My Darkest Prayer
October 10, 2022
Book Review

My Darkest Prayer

reviewed by Sandra Hoover

My Darkest Prayer is the previously published debut novel by Author S.A. Cosby, now well-known for his award-winning novels Blacktop Wasteland and Razorblade Tears.

This edition is a reissue of the original book with the inclusion of an introduction written by the author sharing his thoughts about this book and what drove him to finally put pen to paper. Having read both subsequent books, it’s clear Cosby has honed his writing skills and made great strides in the southern noir genre. I found My Darkest Prayer to be highly entertaining despite the superabundance of graphic violence, superman heroics and general stereotyping of women. Cosby’s talent and determination to render stories his way is evident on every page as is his exploitation of the many picturesque viewpoints of southern society and small town people.

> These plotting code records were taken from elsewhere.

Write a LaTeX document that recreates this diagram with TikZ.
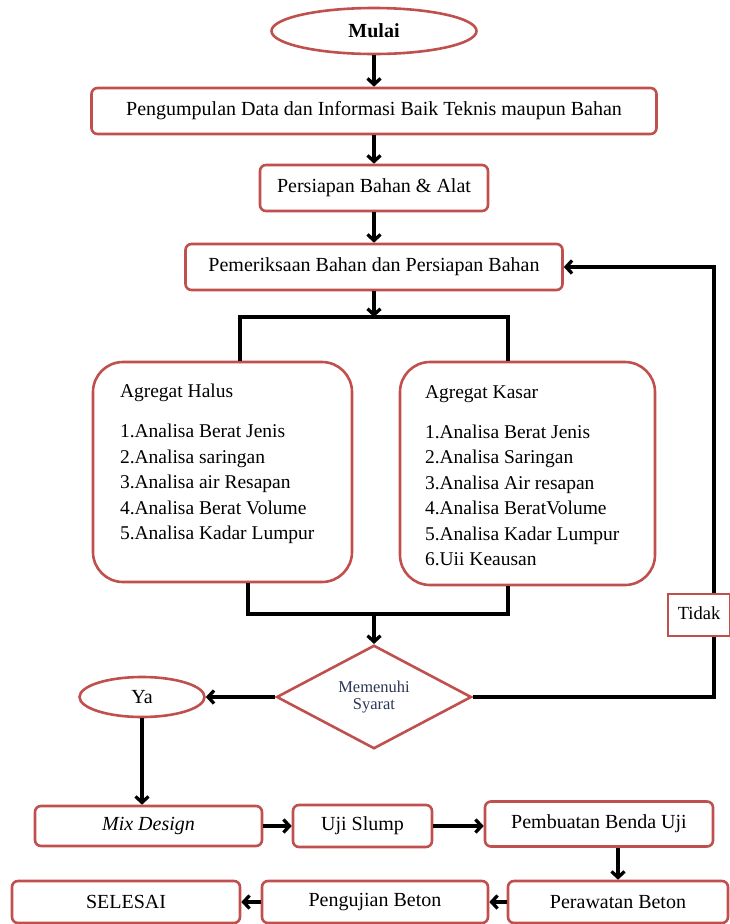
\documentclass[tikz,border=0pt]{standalone}
\usepackage{fontspec}
\setmainfont{Liberation Serif}
\usetikzlibrary{shapes.geometric,arrows.meta}
\definecolor{boxred}{RGB}{192,80,77}
\definecolor{asktext}{RGB}{45,55,85}

\begin{document}
\begin{tikzpicture}[x=1pt, y=-1pt,
  proc/.style={draw=boxred, line width=2.6pt, rounded corners=6pt, fill=white,
    inner sep=0pt, align=center, font=\fontsize{20}{23}\selectfont},
  term/.style={ellipse, draw=boxred, line width=2.6pt, fill=white, inner sep=0pt,
    font=\fontsize{20}{23}\selectfont},
  group/.style={proc, rounded corners=30pt},
  ask/.style={diamond, draw=boxred, line width=2.6pt, fill=white, inner sep=0pt,
    minimum width=195pt, minimum height=94pt, align=center, text=asktext,
    font=\fontsize{16.5}{17}\selectfont},
  flow/.style={-{Straight Barb[length=6pt,width=13pt]}, line width=3.3pt},
  link/.style={line width=3.3pt}]
  \useasboundingbox (0,0) rectangle (730,924);
  % Start and preparation
  \node[term, minimum width=205pt, minimum height=46pt,
    font=\fontsize{20}{23}\selectfont\bfseries] (mulai) at (374,31) {Mulai};
  \node[proc, minimum width=565pt, minimum height=46pt] (kumpul) at (374,111)
    {Pengumpulan Data dan Informasi Baik Teknis maupun Bahan};
  \node[proc, minimum width=228pt, minimum height=46pt] (siap) at (374,188)
    {Persiapan Bahan \& Alat};
  \node[proc, minimum width=377pt, minimum height=46pt] (periksa) at (374,267)
    {Pemeriksaan Bahan dan Persiapan Bahan};
  \draw[flow] (mulai.south) -- (kumpul.north);
  \draw[flow] (kumpul.south) -- (siap.north);
  \draw[flow] (siap.south) -- (periksa.north);
  % Aggregate tests
  \node[group, minimum width=259pt, minimum height=220pt] (halus) at (222.5,472)
    {\parbox[c][176pt][t]{205pt}{\fontsize{19.5}{25.5}\selectfont
      Agregat Halus\\[14.5pt]
      1.Analisa Berat Jenis\\
      2.Analisa saringan\\
      3.Analisa air Resapan\\
      4.Analisa Berat Volume\\
      5.Analisa Kadar Lumpur}};
  \node[group, minimum width=255pt, minimum height=223pt] (kasar) at (527.5,473.5)
    {\parbox[c][176pt][t]{205pt}{\fontsize{19.5}{25.5}\selectfont
      Agregat Kasar\\[14.5pt]
      1.Analisa Berat Jenis\\
      2.Analisa Saringan\\
      3.Analisa Air resapan\\
      4.Analisa BeratVolume\\
      5.Analisa Kadar Lumpur\\
      6.Uii Keausan}};
  \coordinate (pecah) at (374,317);
  \coordinate (pecahL) at (240,317);
  \coordinate (pecahR) at (508,317);
  \draw[flow] (periksa.south) -- (pecah);
  \draw[link] (pecahL |- halus.north) -- (pecahL) -- (pecahR) -- (pecahR |- kasar.north);
  % Decision
  \node[ask] (syarat) at (374,697) {Memenuhi\\Syarat};
  \coordinate (gabung) at (374,614);
  \coordinate (gabungL) at (248,614);
  \coordinate (gabungR) at (508,614);
  \draw[link] (gabungL |- halus.south) -- (gabungL) -- (gabungR) -- (gabungR |- kasar.south);
  \draw[flow] (gabung) -- (syarat.north);
  \coordinate (balikB) at (714,697);
  \coordinate (balikT) at (714,267);
  \draw[flow] (syarat.east) -- (balikB) -- (balikT) -- (periksa.east);
  \node[proc, rounded corners=0pt, minimum width=62pt, minimum height=42pt,
    font=\fontsize{18.5}{20}\selectfont] (tidak) at (699,615) {\raisebox{3pt}{Tidak}};
  \node[term, minimum width=125pt, minimum height=40pt] (ya) at (142,697) {Ya};
  \draw[flow] (syarat.west) -- (ya.east);
  % Concrete work
  \node[proc, minimum width=227pt, minimum height=40pt,
    font=\fontsize{20}{23}\selectfont\itshape] (mix) at (148.5,826) {Mix Design};
  \node[proc, minimum width=139pt, minimum height=42pt] (slump) at (362.5,826) {Uji Slump};
  \node[proc, minimum width=228pt, minimum height=45pt] (buat) at (599,824) {Pembuatan Benda Uji};
  \node[proc, minimum width=220pt, minimum height=42pt] (rawat) at (618,902) {Perawatan Beton};
  \node[proc, minimum width=226pt, minimum height=42pt] (uji) at (375,902) {Pengujian Beton};
  \node[proc, minimum width=228pt, minimum height=42pt] (selesai) at (126,902) {SELESAI};
  \draw[flow] (ya.south) -- (ya.south |- mix.north);
  \draw[flow] (mix.east) -- (slump.west);
  \draw[flow] (slump.east) -- (slump.east -| buat.west);
  \draw[flow] (buat.south -| rawat.north) -- (rawat.north);
  \draw[flow] (rawat.west) -- (uji.east);
  \draw[flow] (uji.west) -- (selesai.east);
\end{tikzpicture}
\end{document}
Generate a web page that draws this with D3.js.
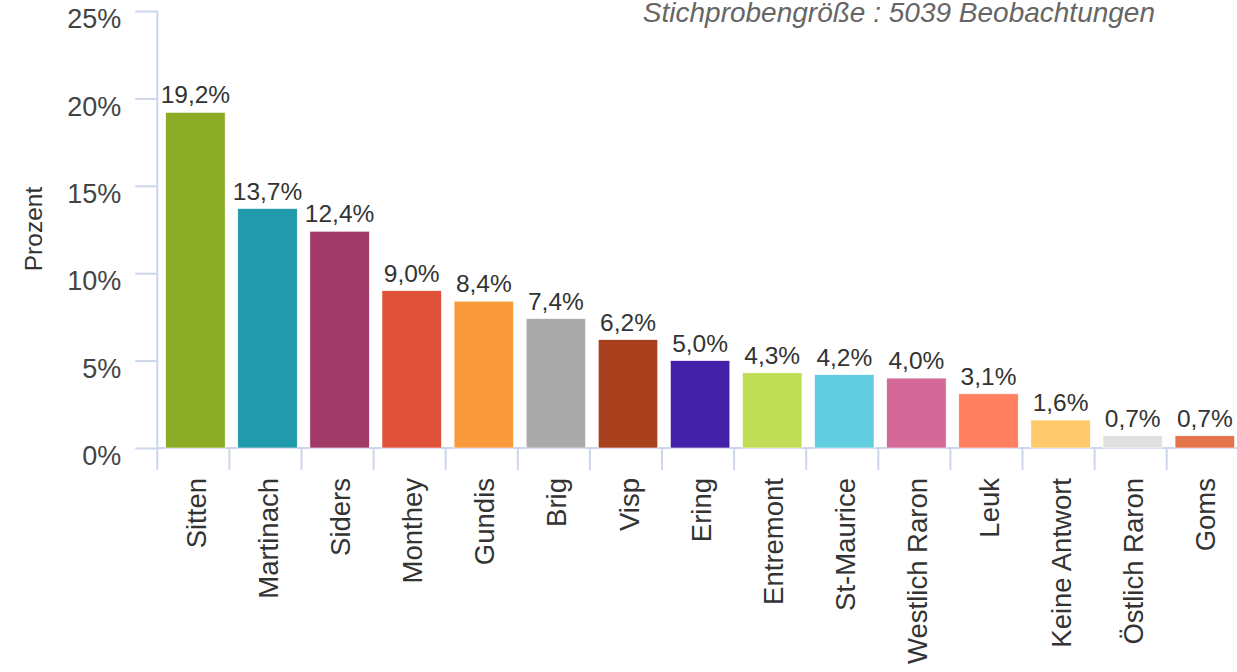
<!DOCTYPE html>
<html>
<head>
<meta charset="utf-8">
<script src="https://cdn.jsdelivr.net/npm/d3@7"></script>
<style>
  html, body { margin: 0; padding: 0; background: #fff; overflow: hidden; }
  svg { display: block; font-family: "Liberation Sans", Arial, sans-serif; }
</style>
</head>
<body>
<svg id="chart" width="1237" height="672"></svg>
<script>
// Regions of the sample, in order of share
const categories = ["Sitten", "Martinach", "Siders", "Monthey", "Gundis", "Brig", "Visp",
  "Ering", "Entremont", "St-Maurice", "Westlich Raron", "Leuk", "Keine Antwort",
  "Östlich Raron", "Goms"];
const percents = [19.2, 13.7, 12.4, 9.0, 8.4, 7.4, 6.2, 5.0, 4.3, 4.2, 4.0, 3.1, 1.6, 0.7, 0.7];
const colors = ["#8aab23", "#219bab", "#a23a68", "#e0513a", "#f99b3c", "#aaaaaa", "#a8401e",
  "#4321a8", "#c0dd55", "#63cde0", "#d46897", "#ff7f5e", "#ffc86b", "#e0e0e0", "#e4734a"];
const yTicks = [0, 5, 10, 15, 20, 25];
const subtitle = "Stichprobengröße : 5039 Beobachtungen";
const yTitle = "Prozent";

const svg = d3.select("#chart");
const axisColor = "#ccd6eb";
const textColor = "#333";

const x = d3.scaleBand().domain(categories).range([157.3, 1238.8]).padding(0);
const y = d3.scaleLinear().domain([0, 25]).range([448, 11]);
const color = d3.scaleOrdinal().domain(categories).range(colors);
const fmt = v => d3.format(".1f")(v).replace(".", ",") + "%";

// Y axis
const yAxis = d3.axisLeft(y).tickValues(yTicks).tickSize(22).tickPadding(14)
  .tickFormat(d => d + "%");
const gy = svg.append("g").attr("transform", "translate(157.3,0)").call(yAxis);
gy.select(".domain").attr("stroke", axisColor).attr("stroke-width", 2)
  .attr("d", `M0,${y(25)}V${y(0)}`);
gy.selectAll(".tick line").attr("stroke", axisColor).attr("stroke-width", 2);
gy.selectAll(".tick text").attr("fill", "#444").style("font-size", "27px")
  .attr("dy", "0.62em").style("font-family", "'Liberation Sans', Arial, sans-serif");

// X axis
const xAxis = d3.axisBottom(x).tickSize(0).tickFormat(d => d);
const gx = svg.append("g").attr("transform", `translate(0,${y(0)})`).call(xAxis);
gx.select(".domain").attr("stroke", axisColor).attr("stroke-width", 2)
  .attr("d", `M${x.range()[0]},0H${x.range()[1]}`);
// tick marks at band boundaries
gx.selectAll(".bound").data(categories).enter().append("line")
  .attr("class", "bound")
  .attr("x1", d => x(d)).attr("x2", d => x(d))
  .attr("y1", 0).attr("y2", 22)
  .attr("stroke", axisColor).attr("stroke-width", 2);
gx.selectAll(".tick line").remove();
gx.selectAll(".tick text")
  .attr("fill", textColor)
  .style("font-size", "27.5px")
  .style("font-family", "'Liberation Sans', Arial, sans-serif")
  .attr("text-anchor", "end")
  .attr("transform", "translate(3,30) rotate(-90)")
  .attr("x", 0).attr("y", 0).attr("dy", "0.35em");

// Bars
const barOff = x.bandwidth() * 0.116;
const barW = x.bandwidth() * 0.825;
svg.append("g").selectAll("rect").data(categories).enter().append("rect")
  .attr("x", d => x(d) + barOff)
  .attr("y", (d, i) => y(percents[i]))
  .attr("width", barW)
  .attr("height", (d, i) => y(0) - y(percents[i]))
  .attr("fill", d => color(d))
  .attr("stroke", "#fff").attr("stroke-width", 0.6);

// Value labels
svg.append("g").selectAll("text").data(categories).enter().append("text")
  .attr("x", d => x(d) + barOff + barW / 2)
  .attr("y", (d, i) => y(percents[i]) - 9)
  .attr("text-anchor", "middle")
  .attr("fill", textColor)
  .style("font-size", "24.5px")
  .text((d, i) => fmt(percents[i]));

// Y axis title
svg.append("text")
  .attr("transform", `translate(33,229) rotate(-90)`)
  .attr("text-anchor", "middle").attr("dy", "0.35em")
  .attr("fill", textColor).style("font-size", "24.5px")
  .text(yTitle);

// Sample size note
svg.append("text")
  .attr("x", 1155).attr("y", 22)
  .attr("text-anchor", "end")
  .attr("fill", "#666").style("font-size", "28px").style("font-style", "italic")
  .text(subtitle);
</script>
</body>
</html>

Nathan Waymaker is a former Marine and ex-cop who currently lives and works at a funeral home owned by his cousin Walt. Basically, Nate is a bear of a man with a good heart and intentions; however, his barely controlled anger and resentment over the corrupt sheriff’s office’s mishandling of his parents’ death investigation is always one smart remark away from erupting. While the brawls he finds himself in are impressive, showcasing his brute strength and killing skills, they come a little too fast and furious for this reader. After the first few, I got it . . . he’s one bad dude. His big, bad persona proves useful when the pastor of a local church is found dead, and Nate is approached by local parishioners with a request that he look into the suspicious death as the sheriff’s office is doing what they do best which is absolutely nothing. When Nate sticks his nose in a few dark, rancid closets, suspicions are raised about the dearly departed preacher. It appears he may not have been the holier than thou man his congregation believed him to be. Did his alleged dirty deeds get him murdered? What Nate uncovers leads to a multitude of high octane barroom melees and thwarted attempts on his life as he finds himself on the wrong side of the local bad cops and a notorious gangster.

My Darkest Prayer is dark, scrappy, violent and occasionally funny. Cosby has a wry sense of humor that surfaces in larger than life characters like Nathan Waymaker, serving to smooth over more graphic scenes. The first person narration by antihero Nathan Waymaker lands readers in the midst of the supercharged action while also giving them a glimpse of Nate’s vulnerabilities and motivations. Flamboyant support characters round out this cast of misfits, and I’d be amiss if I didn’t afford honorable mention to Skunk – the best friend who comes running any time you call – fully loaded and ready to guard your back. And then there’s the preacher’s estranged daughter turned Hollywood porn queen who won’t be shedding any tears for her deceased father.

Southern noir, aka grit lit, is stereotyped by stark violence, depressing poverty and characters who tend to be larger than life – those with the capability to survive by their quick wit and/or brute strength, and in this regard, Cosby nails it. My Darkest Prayer is raw, brutal and gutsy – a virtual bloodbath of violence with a super antihero who repeatedly takes on three or four men at a time and walks away . . . not unscathed, but generally walking under his own power. I’m a fan of Cosby’s work – even when I find myself cringing at the grotesquely exaggerated attributes of women repeatedly emphasized in My Darkest Prayer. Ditto for the overstated sexual appeal and prowess of our superhero. In my opinion, the author demonstrates more restraint and finesse in these areas in later books. It bears repeating that this was Cosby’s first published novel, and honestly, it’s a brilliant piece of work plot wise if you can get past the reiteration of violence, profanity and street references to well-endowed women. As a reader, I’m glad I experienced his later works prior to reading My Darkest Prayer. Otherwise, I might have made a rash decision not to continue reading the work of an author who has become one of my go-to favorites in the genre.

As in subsequent books, Cosby exploits the small southern town setting with its vibrant characters and deep rooted prejudices to relay a story of corruption and revenge, blurring the line between good and evil in My Darkest Prayer. The action is brisk and over-the-top, soaring from zero to sixty within seconds of opening the book as Cosby holds the pedal on the floorboard, burning up the pages until readers cross the finish line. The steady progression of Cosby’s work is or will be evident to all who read subsequent books. I enjoyed reading his opening explanation letter and found My Darkest Prayer to be highly entertaining. Recommended to fans of southern noir and high action, fast paced crime novels.